Only the lines from the top of the listing below to the line that has "-26.05, -26.15, -26.3];" should be echoed, with both ends kept and pictures left out.

-- start DATA SEGMENT --

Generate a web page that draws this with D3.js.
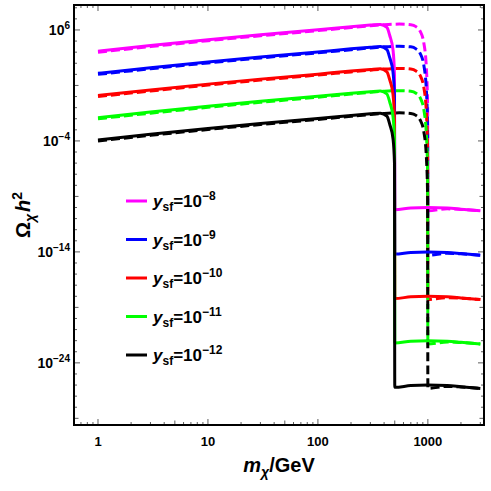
<!DOCTYPE html>
<html>
<head>
<meta charset="utf-8">
<script src="https://cdn.jsdelivr.net/npm/d3@7"></script>
<style>
  body { margin: 0; background: #fff; }
  text { font-family: "Liberation Sans", Arial, sans-serif; font-weight: bold; }
</style>
</head>
<body>
<div id="root"></div>
<script>
// couplings and colours, one per curve pair
var couplingExp = ["\u22128", "\u22129", "\u221210", "\u221211", "\u221212"];
var colors = ["#ff00ff", "#0000ff", "#ff0000", "#00ff00", "#000000"];

// solid curves: mass in GeV, log10 of relic abundance
var massSolid = [1, 3, 10, 30, 100, 200, 300, 370, 424, 450, 482, 497, 500, 700, 1000, 1500, 2000, 3000];
var solidMagenta = [4.09, 4.60, 5.12, 5.57, 6.02, 6.30, 6.44, 6.50, 6.23, 5.50, 4.20, 2.0, -10.2, -10.05, -10.0, -10.05, -10.15, -10.3];
var solidBlue    = [2.09, 2.60, 3.12, 3.57, 4.02, 4.30, 4.44, 4.50, 4.23, 3.50, 2.20, 0.0, -14.2, -14.05, -14.0, -14.05, -14.15, -14.3];
var solidRed     = [0.09, 0.60, 1.12, 1.57, 2.02, 2.30, 2.44, 2.50, 2.23, 1.50, 0.20, -2.0, -18.2, -18.05, -18.0, -18.05, -18.15, -18.3];
var solidGreen   = [-1.91, -1.40, -0.88, -0.43, 0.02, 0.30, 0.44, 0.50, 0.23, -0.50, -1.80, -4.0, -22.2, -22.05, -22.0, -22.05, -22.15, -22.3];
var solidBlack   = [-3.91, -3.40, -2.88, -2.43, -1.98, -1.70, -1.56, -1.50, -1.77, -2.50, -3.80, -6.0, -26.2, -26.05, -26.0, -26.05, -26.15, -26.3];

// dashed curves
var massDashed = [1, 3, 10, 30, 100, 200, 300, 400, 550, 700, 780, 850, 920, 970, 995, 1000, 1500, 2000, 3000];
var dashedMagenta = [4.0, 4.50, 5.03, 5.48, 5.94, 6.22, 6.38, 6.48, 6.53, 6.48, 6.30, 5.9, 4.8, 2.5, -1.0, -10.3, -10.12, -10.17, -10.3];
var dashedBlue    = [2.0, 2.50, 3.03, 3.48, 3.94, 4.22, 4.38, 4.48, 4.53, 4.48, 4.30, 3.9, 2.8, 0.5, -3.0, -14.3, -14.12, -14.17, -14.3];
var dashedRed     = [0.0, 0.50, 1.03, 1.48, 1.94, 2.22, 2.38, 2.48, 2.53, 2.48, 2.30, 1.9, 0.8, -1.5, -5.0, -18.3, -18.12, -18.17, -18.3];
var dashedGreen   = [-2.0, -1.50, -0.97, -0.52, -0.06, 0.22, 0.38, 0.48, 0.53, 0.48, 0.30, -0.1, -1.2, -3.5, -7.0, -22.3, -22.12, -22.17, -22.3];
var dashedBlack   = [-4.0, -3.50, -2.97, -2.52, -2.06, -1.78, -1.62, -1.52, -1.47, -1.52, -1.70, -2.1, -3.2, -5.5, -9.0, -26.3, -26.12, -26.17, -26.3];

// axis ticks
var xMajor = [1, 10, 100, 1000];
var xLabels = ["1", "10", "100", "1000"];
var yMajorExp = [6, -4, -14, -24];
var yLabels = ["6", "\u22124", "\u221214", "\u221224"];

var solidSeries = [solidMagenta, solidBlue, solidRed, solidGreen, solidBlack];
var dashedSeries = [dashedMagenta, dashedBlue, dashedRed, dashedGreen, dashedBlack];

var width = 491, height = 491;
var plot = { left: 74, right: 484, top: 5, bottom: 425 };

var x = d3.scaleLog().domain([0.605, 3240]).range([plot.left, plot.right]);
var y = d3.scaleLog().domain([Math.pow(10, -29.6), Math.pow(10, 8.25)]).range([plot.bottom, plot.top]);

var svg = d3.select("#root").append("svg")
  .attr("width", width).attr("height", height);

svg.append("defs").append("clipPath").attr("id", "clip")
  .append("rect")
  .attr("x", plot.left).attr("y", plot.top)
  .attr("width", plot.right - plot.left).attr("height", plot.bottom - plot.top);

// ticks: minor every decade on y, 2..9 on x, all pointing inward
var ticks = svg.append("g").attr("stroke", "#333").attr("stroke-width", 0.8);

for (var e = -29; e <= 8; e++) {
  var len = (e + 24) % 10 === 0 ? 6 : ((e + 24) % 5 === 0 ? 4.5 : 3);
  var yy = y(Math.pow(10, e));
  ticks.append("line").attr("x1", plot.left).attr("x2", plot.left + len).attr("y1", yy).attr("y2", yy);
  ticks.append("line").attr("x1", plot.right).attr("x2", plot.right - len).attr("y1", yy).attr("y2", yy);
}

for (var d = -1; d <= 3; d++) {
  for (var k = 1; k <= 9; k++) {
    var v = k * Math.pow(10, d);
    if (v < x.domain()[0] || v > x.domain()[1]) continue;
    var lenx = k === 1 ? 6 : (k === 5 ? 4.5 : 3);
    var xx = x(v);
    ticks.append("line").attr("x1", xx).attr("x2", xx).attr("y1", plot.bottom).attr("y2", plot.bottom - lenx);
    ticks.append("line").attr("x1", xx).attr("x2", xx).attr("y1", plot.top).attr("y2", plot.top + lenx);
  }
}

// curves
var line = d3.line()
  .x(function (p) { return x(p[0]); })
  .y(function (p) { return y(Math.pow(10, p[1])); })
  .curve(d3.curveMonotoneX);

var curves = svg.append("g").attr("clip-path", "url(#clip)");

for (var i = 0; i < solidSeries.length; i++) {
  curves.append("path")
    .datum(d3.zip(massDashed, dashedSeries[i]))
    .attr("d", line)
    .attr("fill", "none")
    .attr("stroke", colors[i])
    .attr("stroke-width", 3)
    .attr("stroke-dasharray", "9,4");
}
for (var i = 0; i < solidSeries.length; i++) {
  curves.append("path")
    .datum(d3.zip(massSolid, solidSeries[i]))
    .attr("d", line)
    .attr("fill", "none")
    .attr("stroke", colors[i])
    .attr("stroke-width", 3);
}

// frame
svg.append("rect")
  .attr("x", plot.left).attr("y", plot.top)
  .attr("width", plot.right - plot.left).attr("height", plot.bottom - plot.top)
  .attr("fill", "none").attr("stroke", "#000").attr("stroke-width", 2);

// tick labels
xMajor.forEach(function (v, j) {
  svg.append("text")
    .attr("x", x(v)).attr("y", 446)
    .attr("text-anchor", "middle")
    .attr("font-size", "13px")
    .text(xLabels[j]);
});

yMajorExp.forEach(function (ex, j) {
  var t = svg.append("text")
    .attr("x", 70).attr("y", y(Math.pow(10, ex)) + 5)
    .attr("text-anchor", "end")
    .attr("font-size", "14px");
  t.append("tspan").text("10");
  t.append("tspan").attr("dy", -6).attr("font-size", "10px").text(yLabels[j]);
});

// axis titles
var xt = svg.append("text")
  .attr("x", 279).attr("y", 472)
  .attr("text-anchor", "middle")
  .attr("font-size", "20px");
xt.append("tspan").attr("font-style", "italic").text("m");
xt.append("tspan").attr("font-style", "italic").attr("font-size", "14px").attr("dy", 5).text("\u03c7");
xt.append("tspan").attr("dy", -5).text("/GeV");

var yt = svg.append("text")
  .attr("transform", "translate(30,215) rotate(-90)")
  .attr("text-anchor", "middle")
  .attr("font-size", "20px");
yt.append("tspan").text("\u03a9");
yt.append("tspan").attr("font-style", "italic").attr("font-size", "14px").attr("dy", 5).text("\u03c7");
yt.append("tspan").attr("font-style", "italic").attr("dy", -5).attr("dx", 2).text("h");
yt.append("tspan").attr("font-size", "14px").attr("dy", -8).text("2");

// legend
var legend = svg.append("g");
colors.forEach(function (c, j) {
  var ly = 201 + j * 38.5;
  legend.append("line")
    .attr("x1", 126).attr("x2", 147)
    .attr("y1", ly).attr("y2", ly)
    .attr("stroke", c).attr("stroke-width", 3);
  var t = legend.append("text")
    .attr("x", 153).attr("y", ly + 6)
    .attr("font-size", "17px");
  t.append("tspan").attr("font-style", "italic").text("y");
  t.append("tspan").attr("font-size", "12px").attr("dy", 4).text("sf");
  t.append("tspan").attr("dy", -4).text("=10");
  t.append("tspan").attr("font-size", "12px").attr("dy", -7).text(couplingExp[j]);
});
</script>
</body>
</html>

-- end DATA SEGMENT --

→ EXERCISE ANSWER
Generate a web page that draws this with D3.js.
<!DOCTYPE html>
<html>
<head>
<meta charset="utf-8">
<script src="https://cdn.jsdelivr.net/npm/d3@7"></script>
<style>
  body { margin: 0; background: #fff; }
  text { font-family: "Liberation Sans", Arial, sans-serif; font-weight: bold; }
</style>
</head>
<body>
<div id="root"></div>
<script>
// couplings and colours, one per curve pair
var couplingExp = ["\u22128", "\u22129", "\u221210", "\u221211", "\u221212"];
var colors = ["#ff00ff", "#0000ff", "#ff0000", "#00ff00", "#000000"];

// solid curves: mass in GeV, log10 of relic abundance
var massSolid = [1, 3, 10, 30, 100, 200, 300, 370, 424, 450, 482, 497, 500, 700, 1000, 1500, 2000, 3000];
var solidMagenta = [4.09, 4.60, 5.12, 5.57, 6.02, 6.30, 6.44, 6.50, 6.23, 5.50, 4.20, 2.0, -10.2, -10.05, -10.0, -10.05, -10.15, -10.3];
var solidBlue    = [2.09, 2.60, 3.12, 3.57, 4.02, 4.30, 4.44, 4.50, 4.23, 3.50, 2.20, 0.0, -14.2, -14.05, -14.0, -14.05, -14.15, -14.3];
var solidRed     = [0.09, 0.60, 1.12, 1.57, 2.02, 2.30, 2.44, 2.50, 2.23, 1.50, 0.20, -2.0, -18.2, -18.05, -18.0, -18.05, -18.15, -18.3];
var solidGreen   = [-1.91, -1.40, -0.88, -0.43, 0.02, 0.30, 0.44, 0.50, 0.23, -0.50, -1.80, -4.0, -22.2, -22.05, -22.0, -22.05, -22.15, -22.3];
var solidBlack   = [-3.91, -3.40, -2.88, -2.43, -1.98, -1.70, -1.56, -1.50, -1.77, -2.50, -3.80, -6.0, -26.2, -26.05, -26.0, -26.05, -26.15, -26.3];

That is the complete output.